:: Data provided

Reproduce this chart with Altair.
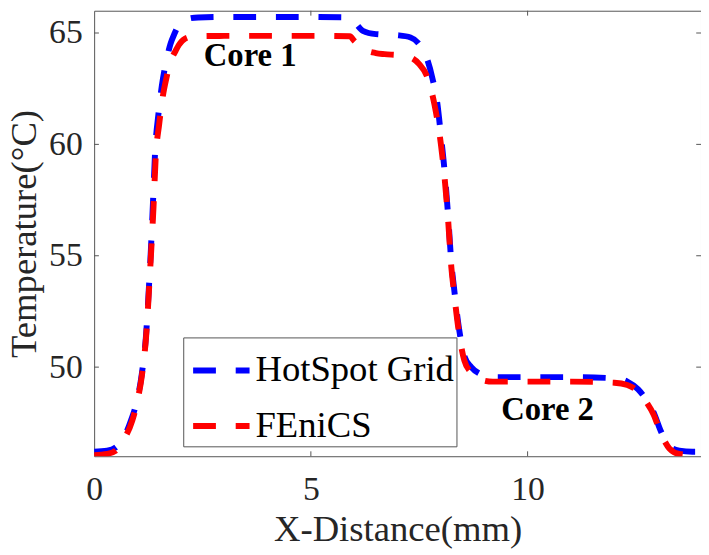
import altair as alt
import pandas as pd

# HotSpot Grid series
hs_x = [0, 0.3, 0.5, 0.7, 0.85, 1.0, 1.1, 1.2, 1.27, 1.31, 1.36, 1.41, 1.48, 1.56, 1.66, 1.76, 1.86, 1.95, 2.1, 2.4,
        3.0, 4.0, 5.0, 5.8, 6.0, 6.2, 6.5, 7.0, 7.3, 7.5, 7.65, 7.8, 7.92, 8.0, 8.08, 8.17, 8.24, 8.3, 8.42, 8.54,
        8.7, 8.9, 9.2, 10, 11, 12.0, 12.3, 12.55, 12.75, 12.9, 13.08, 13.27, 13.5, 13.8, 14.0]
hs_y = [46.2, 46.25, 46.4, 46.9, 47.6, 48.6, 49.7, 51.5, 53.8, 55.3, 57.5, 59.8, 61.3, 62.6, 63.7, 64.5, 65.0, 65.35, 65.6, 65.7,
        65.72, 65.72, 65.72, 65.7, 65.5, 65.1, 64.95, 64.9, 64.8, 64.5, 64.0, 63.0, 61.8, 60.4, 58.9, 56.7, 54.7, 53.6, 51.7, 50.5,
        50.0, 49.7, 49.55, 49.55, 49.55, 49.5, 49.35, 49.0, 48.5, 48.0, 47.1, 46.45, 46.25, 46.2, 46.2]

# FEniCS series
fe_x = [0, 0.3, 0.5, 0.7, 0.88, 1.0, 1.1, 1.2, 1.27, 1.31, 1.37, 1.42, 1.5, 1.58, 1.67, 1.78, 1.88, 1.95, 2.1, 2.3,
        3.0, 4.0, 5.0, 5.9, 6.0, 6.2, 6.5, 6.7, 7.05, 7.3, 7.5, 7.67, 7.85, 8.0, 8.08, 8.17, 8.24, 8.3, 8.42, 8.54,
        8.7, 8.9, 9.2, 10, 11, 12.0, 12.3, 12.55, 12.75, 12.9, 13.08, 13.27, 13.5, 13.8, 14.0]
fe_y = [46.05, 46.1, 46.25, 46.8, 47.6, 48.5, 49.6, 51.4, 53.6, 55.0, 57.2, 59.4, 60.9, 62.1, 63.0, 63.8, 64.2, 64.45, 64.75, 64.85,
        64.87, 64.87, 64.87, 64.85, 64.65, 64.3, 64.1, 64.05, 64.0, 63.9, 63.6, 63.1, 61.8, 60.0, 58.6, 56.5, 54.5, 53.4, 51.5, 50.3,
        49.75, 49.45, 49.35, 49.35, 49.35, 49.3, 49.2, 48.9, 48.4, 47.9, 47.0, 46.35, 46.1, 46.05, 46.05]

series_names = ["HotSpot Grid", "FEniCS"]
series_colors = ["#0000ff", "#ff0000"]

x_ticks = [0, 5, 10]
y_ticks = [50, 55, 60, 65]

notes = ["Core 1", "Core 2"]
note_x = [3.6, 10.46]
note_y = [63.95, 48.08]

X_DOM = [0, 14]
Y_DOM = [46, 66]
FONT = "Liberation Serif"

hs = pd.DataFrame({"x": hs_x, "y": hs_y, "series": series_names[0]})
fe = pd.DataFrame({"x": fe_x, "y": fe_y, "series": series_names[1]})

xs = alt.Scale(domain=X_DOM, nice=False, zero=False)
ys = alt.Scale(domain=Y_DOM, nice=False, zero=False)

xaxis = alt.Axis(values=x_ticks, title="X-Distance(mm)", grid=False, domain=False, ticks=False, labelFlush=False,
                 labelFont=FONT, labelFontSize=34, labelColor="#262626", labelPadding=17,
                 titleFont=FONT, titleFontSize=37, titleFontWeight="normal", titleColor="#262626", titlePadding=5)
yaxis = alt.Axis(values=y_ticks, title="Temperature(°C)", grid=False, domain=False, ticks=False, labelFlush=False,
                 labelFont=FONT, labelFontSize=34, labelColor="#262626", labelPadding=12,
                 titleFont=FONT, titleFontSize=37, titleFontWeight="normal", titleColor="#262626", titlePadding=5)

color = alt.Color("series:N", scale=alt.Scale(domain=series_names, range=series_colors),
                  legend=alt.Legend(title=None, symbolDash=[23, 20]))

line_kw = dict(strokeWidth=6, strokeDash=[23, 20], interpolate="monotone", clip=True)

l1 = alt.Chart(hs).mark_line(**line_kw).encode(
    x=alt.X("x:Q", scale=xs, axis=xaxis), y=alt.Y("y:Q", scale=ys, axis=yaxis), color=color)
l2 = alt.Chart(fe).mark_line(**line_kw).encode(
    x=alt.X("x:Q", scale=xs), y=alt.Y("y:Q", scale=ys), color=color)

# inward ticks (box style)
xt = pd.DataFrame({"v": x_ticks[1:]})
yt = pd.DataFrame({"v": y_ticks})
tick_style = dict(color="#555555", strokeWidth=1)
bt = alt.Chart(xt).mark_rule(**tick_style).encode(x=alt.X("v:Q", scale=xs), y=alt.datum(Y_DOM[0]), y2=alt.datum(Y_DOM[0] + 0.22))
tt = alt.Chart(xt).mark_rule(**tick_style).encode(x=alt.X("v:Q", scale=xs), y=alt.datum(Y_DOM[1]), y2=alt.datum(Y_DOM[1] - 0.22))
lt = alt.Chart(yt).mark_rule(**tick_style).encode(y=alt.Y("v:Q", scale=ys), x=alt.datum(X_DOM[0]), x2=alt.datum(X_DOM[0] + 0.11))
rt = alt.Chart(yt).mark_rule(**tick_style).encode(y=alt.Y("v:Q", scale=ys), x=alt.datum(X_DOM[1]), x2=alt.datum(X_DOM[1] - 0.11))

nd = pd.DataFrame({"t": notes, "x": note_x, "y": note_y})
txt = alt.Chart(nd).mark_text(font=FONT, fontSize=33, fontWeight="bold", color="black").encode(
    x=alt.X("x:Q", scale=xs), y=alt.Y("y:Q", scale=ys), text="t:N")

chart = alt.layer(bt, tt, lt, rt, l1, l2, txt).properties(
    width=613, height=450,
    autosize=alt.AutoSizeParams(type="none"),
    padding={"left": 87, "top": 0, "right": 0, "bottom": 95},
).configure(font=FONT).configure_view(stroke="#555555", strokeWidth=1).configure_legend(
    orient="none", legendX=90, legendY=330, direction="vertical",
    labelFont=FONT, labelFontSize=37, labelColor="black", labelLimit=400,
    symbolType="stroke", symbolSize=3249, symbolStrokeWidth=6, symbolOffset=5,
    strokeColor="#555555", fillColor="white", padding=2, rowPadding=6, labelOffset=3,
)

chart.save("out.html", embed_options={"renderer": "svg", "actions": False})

::::

Only the lines from the top of the data through the line with "46.25, 46.2, 46.2]" should be quoted, exactly and with both ends kept; skip the pictures.

Full output:
Reproduce this chart with Altair.
import altair as alt
import pandas as pd

# HotSpot Grid series
hs_x = [0, 0.3, 0.5, 0.7, 0.85, 1.0, 1.1, 1.2, 1.27, 1.31, 1.36, 1.41, 1.48, 1.56, 1.66, 1.76, 1.86, 1.95, 2.1, 2.4,
        3.0, 4.0, 5.0, 5.8, 6.0, 6.2, 6.5, 7.0, 7.3, 7.5, 7.65, 7.8, 7.92, 8.0, 8.08, 8.17, 8.24, 8.3, 8.42, 8.54,
        8.7, 8.9, 9.2, 10, 11, 12.0, 12.3, 12.55, 12.75, 12.9, 13.08, 13.27, 13.5, 13.8, 14.0]
hs_y = [46.2, 46.25, 46.4, 46.9, 47.6, 48.6, 49.7, 51.5, 53.8, 55.3, 57.5, 59.8, 61.3, 62.6, 63.7, 64.5, 65.0, 65.35, 65.6, 65.7,
        65.72, 65.72, 65.72, 65.7, 65.5, 65.1, 64.95, 64.9, 64.8, 64.5, 64.0, 63.0, 61.8, 60.4, 58.9, 56.7, 54.7, 53.6, 51.7, 50.5,
        50.0, 49.7, 49.55, 49.55, 49.55, 49.5, 49.35, 49.0, 48.5, 48.0, 47.1, 46.45, 46.25, 46.2, 46.2]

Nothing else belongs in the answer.